批判から対話へ

 「生計回復支援プロジェクト」が始まったのは、そんな時期だった。業務主任者に手を挙げた菊池さんには、ある思いがあった。

 これに先立ち、JICAが2013年5月より実施していた住民移転計画の策定支援にも携わっていた菊池さん。問題がこじれ、住民の生活再建が滞っていくのを見て「NGOの見ている真実を知りたい」と考えるようになり、「業務主任者として責任を取るので、NGOと直接話をさせてほしい」とJICAの竹内さんに相談した。

 その思いをくんだ竹内さんは、前例のない取り組みだったが、日本側の関係者の理解を得るために奔走し後押しした。

 2014年秋、菊池さんは、元英国大使で、現在はミャンマーで巨大事業を進める企業に対して社会的責任(CSR)の推進と助言を行うミャンマー・センター・フォー・リスポンシブル・ビジネス(MCRB)を率いるヴィッキー・ボウマンさんを訪ねた。

 「関係者間の不協和音がいつまでも続けば、彼らの生活再建が遅れてしまう」

職業訓練の一環で行われているミシン講習会の様子

 そう訴えた菊池さんに、ボウマンさんは言った。「あなたの主張は分かりました。それなら関係者を紹介するから、あなたの言葉でNGOと話してみなさい」。

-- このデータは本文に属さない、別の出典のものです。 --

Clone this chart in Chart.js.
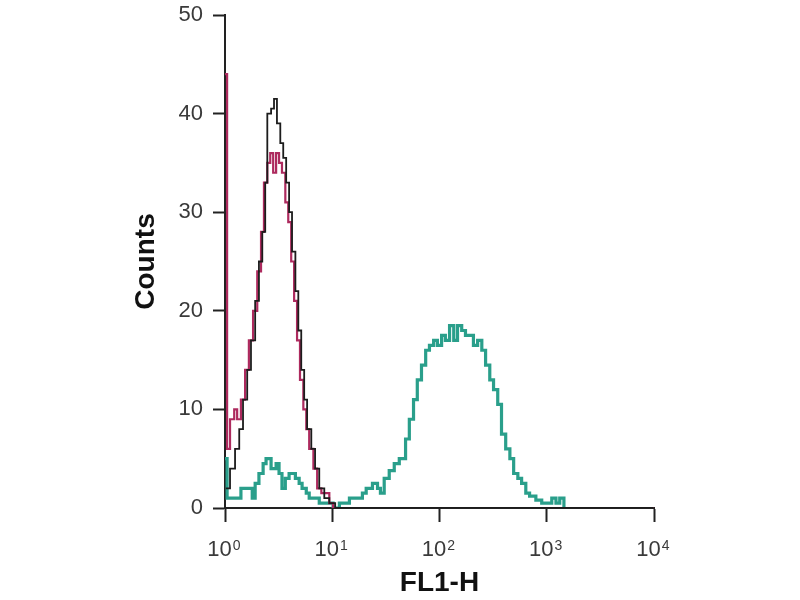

 翌日から菊池さんは、ミャンマー政府に異を唱えていた住民やNGOオフィスを順に訪ねた。最初は彼らの批判や不満を黙って聞くだけだったが、2カ月間、ほぼ毎日話し合いを重ねるうちに、菊池さんの言葉に耳を傾け、住民のためにできることについて話し合える人も現れ始めた。

 膠着状況が動き出した瞬間だった。 その1人、僧侶のサンダーワラさんは、もともとティラワの出身だ。

 長年、地元のコミュニティー開発に携ってきた経験から、SEZの開発の陰で住民の生活が困窮しないよう活動していたが、「関係者が足並みをそろえて取り組まなければ、移転住民の生計回復が進まない」という菊池さんの言葉に賛同し、「メディエーター」として住民や政府など、関係者間の調整・仲裁役を買って出るようになった。

 また、ゾーラさんとはパウンクーのオフィスで出会った。日本に14年間滞在し、日本語が堪能なゾーラさんは、当時、「敬愛する日本には、もっと人々に寄り添うよう、ミャンマー政府に働き掛けてほしい」と思い、住民への適切な補償支援を求め活動していた。